# Given instruction:
Repeat the material in full. Keep every line exactly as it is.

######

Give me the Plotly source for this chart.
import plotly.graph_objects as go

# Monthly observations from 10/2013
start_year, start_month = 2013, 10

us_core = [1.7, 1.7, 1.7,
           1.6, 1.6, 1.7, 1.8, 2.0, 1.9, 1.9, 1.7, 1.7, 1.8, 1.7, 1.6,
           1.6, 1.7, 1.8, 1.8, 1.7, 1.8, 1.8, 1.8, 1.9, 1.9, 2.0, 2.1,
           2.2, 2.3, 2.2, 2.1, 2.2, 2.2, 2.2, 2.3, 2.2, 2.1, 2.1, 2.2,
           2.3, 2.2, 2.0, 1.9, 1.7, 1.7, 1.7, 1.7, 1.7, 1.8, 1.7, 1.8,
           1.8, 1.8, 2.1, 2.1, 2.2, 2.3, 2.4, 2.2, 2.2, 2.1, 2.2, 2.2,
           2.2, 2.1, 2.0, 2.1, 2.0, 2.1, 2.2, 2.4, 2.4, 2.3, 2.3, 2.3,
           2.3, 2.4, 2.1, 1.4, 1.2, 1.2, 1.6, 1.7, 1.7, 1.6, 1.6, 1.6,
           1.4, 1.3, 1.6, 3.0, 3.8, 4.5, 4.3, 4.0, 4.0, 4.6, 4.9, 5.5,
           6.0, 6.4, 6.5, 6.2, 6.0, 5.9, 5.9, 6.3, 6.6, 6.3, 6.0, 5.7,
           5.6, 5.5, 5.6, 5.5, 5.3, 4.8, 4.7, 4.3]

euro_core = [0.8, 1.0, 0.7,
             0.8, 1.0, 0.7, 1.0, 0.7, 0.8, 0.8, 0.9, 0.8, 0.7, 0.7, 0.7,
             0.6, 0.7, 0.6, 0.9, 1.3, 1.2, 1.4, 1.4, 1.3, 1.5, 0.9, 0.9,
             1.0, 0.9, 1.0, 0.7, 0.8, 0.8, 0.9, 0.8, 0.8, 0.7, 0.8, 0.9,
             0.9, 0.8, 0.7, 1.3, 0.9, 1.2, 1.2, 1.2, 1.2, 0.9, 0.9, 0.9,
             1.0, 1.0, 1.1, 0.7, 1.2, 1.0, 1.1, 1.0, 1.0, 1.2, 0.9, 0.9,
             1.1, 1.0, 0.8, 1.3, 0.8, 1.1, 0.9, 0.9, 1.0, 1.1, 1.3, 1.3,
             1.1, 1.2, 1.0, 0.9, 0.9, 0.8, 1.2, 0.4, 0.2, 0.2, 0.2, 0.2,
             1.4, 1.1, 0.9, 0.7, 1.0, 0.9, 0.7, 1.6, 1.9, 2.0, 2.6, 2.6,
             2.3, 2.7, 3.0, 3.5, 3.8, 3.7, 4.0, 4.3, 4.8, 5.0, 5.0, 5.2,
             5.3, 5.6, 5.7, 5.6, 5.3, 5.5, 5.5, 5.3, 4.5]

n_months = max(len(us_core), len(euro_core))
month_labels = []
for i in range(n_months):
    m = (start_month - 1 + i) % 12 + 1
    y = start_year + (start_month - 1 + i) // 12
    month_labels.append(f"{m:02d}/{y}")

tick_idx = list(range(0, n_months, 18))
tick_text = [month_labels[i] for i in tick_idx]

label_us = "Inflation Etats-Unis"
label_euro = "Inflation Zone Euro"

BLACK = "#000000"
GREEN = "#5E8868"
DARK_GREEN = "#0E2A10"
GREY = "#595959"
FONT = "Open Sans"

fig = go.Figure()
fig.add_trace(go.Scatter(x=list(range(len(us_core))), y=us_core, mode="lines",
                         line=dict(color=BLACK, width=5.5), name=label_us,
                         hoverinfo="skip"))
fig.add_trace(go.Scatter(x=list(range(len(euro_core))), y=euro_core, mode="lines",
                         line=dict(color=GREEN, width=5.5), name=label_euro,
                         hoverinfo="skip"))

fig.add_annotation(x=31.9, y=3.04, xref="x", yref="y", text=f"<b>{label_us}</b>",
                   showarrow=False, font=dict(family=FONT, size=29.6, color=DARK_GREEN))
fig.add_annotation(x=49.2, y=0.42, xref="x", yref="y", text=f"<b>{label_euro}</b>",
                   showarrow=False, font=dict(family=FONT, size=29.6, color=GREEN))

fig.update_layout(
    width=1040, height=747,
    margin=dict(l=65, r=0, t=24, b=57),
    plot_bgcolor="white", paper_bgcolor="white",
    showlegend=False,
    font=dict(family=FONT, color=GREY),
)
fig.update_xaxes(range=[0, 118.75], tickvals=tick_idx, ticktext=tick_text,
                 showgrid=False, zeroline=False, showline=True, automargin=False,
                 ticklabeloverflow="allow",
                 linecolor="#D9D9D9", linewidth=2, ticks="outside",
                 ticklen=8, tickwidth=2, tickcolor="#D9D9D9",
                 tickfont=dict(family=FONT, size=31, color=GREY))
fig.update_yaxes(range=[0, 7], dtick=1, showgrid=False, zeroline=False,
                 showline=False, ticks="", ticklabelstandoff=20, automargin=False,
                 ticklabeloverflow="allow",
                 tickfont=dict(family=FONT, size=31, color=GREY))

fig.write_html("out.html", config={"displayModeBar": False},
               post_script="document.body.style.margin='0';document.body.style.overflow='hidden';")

######

# Output below:
Give me the Plotly source for this chart.
import plotly.graph_objects as go

# Monthly observations from 10/2013
start_year, start_month = 2013, 10

us_core = [1.7, 1.7, 1.7,
           1.6, 1.6, 1.7, 1.8, 2.0, 1.9, 1.9, 1.7, 1.7, 1.8, 1.7, 1.6,
           1.6, 1.7, 1.8, 1.8, 1.7, 1.8, 1.8, 1.8, 1.9, 1.9, 2.0, 2.1,
           2.2, 2.3, 2.2, 2.1, 2.2, 2.2, 2.2, 2.3, 2.2, 2.1, 2.1, 2.2,
           2.3, 2.2, 2.0, 1.9, 1.7, 1.7, 1.7, 1.7, 1.7, 1.8, 1.7, 1.8,
           1.8, 1.8, 2.1, 2.1, 2.2, 2.3, 2.4, 2.2, 2.2, 2.1, 2.2, 2.2,
           2.2, 2.1, 2.0, 2.1, 2.0, 2.1, 2.2, 2.4, 2.4, 2.3, 2.3, 2.3,
           2.3, 2.4, 2.1, 1.4, 1.2, 1.2, 1.6, 1.7, 1.7, 1.6, 1.6, 1.6,
           1.4, 1.3, 1.6, 3.0, 3.8, 4.5, 4.3, 4.0, 4.0, 4.6, 4.9, 5.5,
           6.0, 6.4, 6.5, 6.2, 6.0, 5.9, 5.9, 6.3, 6.6, 6.3, 6.0, 5.7,
           5.6, 5.5, 5.6, 5.5, 5.3, 4.8, 4.7, 4.3]

euro_core = [0.8, 1.0, 0.7,
             0.8, 1.0, 0.7, 1.0, 0.7, 0.8, 0.8, 0.9, 0.8, 0.7, 0.7, 0.7,
             0.6, 0.7, 0.6, 0.9, 1.3, 1.2, 1.4, 1.4, 1.3, 1.5, 0.9, 0.9,
             1.0, 0.9, 1.0, 0.7, 0.8, 0.8, 0.9, 0.8, 0.8, 0.7, 0.8, 0.9,
             0.9, 0.8, 0.7, 1.3, 0.9, 1.2, 1.2, 1.2, 1.2, 0.9, 0.9, 0.9,
             1.0, 1.0, 1.1, 0.7, 1.2, 1.0, 1.1, 1.0, 1.0, 1.2, 0.9, 0.9,
             1.1, 1.0, 0.8, 1.3, 0.8, 1.1, 0.9, 0.9, 1.0, 1.1, 1.3, 1.3,
             1.1, 1.2, 1.0, 0.9, 0.9, 0.8, 1.2, 0.4, 0.2, 0.2, 0.2, 0.2,
             1.4, 1.1, 0.9, 0.7, 1.0, 0.9, 0.7, 1.6, 1.9, 2.0, 2.6, 2.6,
             2.3, 2.7, 3.0, 3.5, 3.8, 3.7, 4.0, 4.3, 4.8, 5.0, 5.0, 5.2,
             5.3, 5.6, 5.7, 5.6, 5.3, 5.5, 5.5, 5.3, 4.5]

n_months = max(len(us_core), len(euro_core))
month_labels = []
for i in range(n_months):
    m = (start_month - 1 + i) % 12 + 1
    y = start_year + (start_month - 1 + i) // 12
    month_labels.append(f"{m:02d}/{y}")

tick_idx = list(range(0, n_months, 18))
tick_text = [month_labels[i] for i in tick_idx]

label_us = "Inflation Etats-Unis"
label_euro = "Inflation Zone Euro"

BLACK = "#000000"
GREEN = "#5E8868"
DARK_GREEN = "#0E2A10"
GREY = "#595959"
FONT = "Open Sans"

fig = go.Figure()
fig.add_trace(go.Scatter(x=list(range(len(us_core))), y=us_core, mode="lines",
                         line=dict(color=BLACK, width=5.5), name=label_us,
                         hoverinfo="skip"))
fig.add_trace(go.Scatter(x=list(range(len(euro_core))), y=euro_core, mode="lines",
                         line=dict(color=GREEN, width=5.5), name=label_euro,
                         hoverinfo="skip"))

fig.add_annotation(x=31.9, y=3.04, xref="x", yref="y", text=f"<b>{label_us}</b>",
                   showarrow=False, font=dict(family=FONT, size=29.6, color=DARK_GREEN))
fig.add_annotation(x=49.2, y=0.42, xref="x", yref="y", text=f"<b>{label_euro}</b>",
                   showarrow=False, font=dict(family=FONT, size=29.6, color=GREEN))

fig.update_layout(
    width=1040, height=747,
    margin=dict(l=65, r=0, t=24, b=57),
    plot_bgcolor="white", paper_bgcolor="white",
    showlegend=False,
    font=dict(family=FONT, color=GREY),
)
fig.update_xaxes(range=[0, 118.75], tickvals=tick_idx, ticktext=tick_text,
                 showgrid=False, zeroline=False, showline=True, automargin=False,
                 ticklabeloverflow="allow",
                 linecolor="#D9D9D9", linewidth=2, ticks="outside",
                 ticklen=8, tickwidth=2, tickcolor="#D9D9D9",
                 tickfont=dict(family=FONT, size=31, color=GREY))
fig.update_yaxes(range=[0, 7], dtick=1, showgrid=False, zeroline=False,
                 showline=False, ticks="", ticklabelstandoff=20, automargin=False,
                 ticklabeloverflow="allow",
                 tickfont=dict(family=FONT, size=31, color=GREY))

fig.write_html("out.html", config={"displayModeBar": False},
               post_script="document.body.style.margin='0';document.body.style.overflow='hidden';")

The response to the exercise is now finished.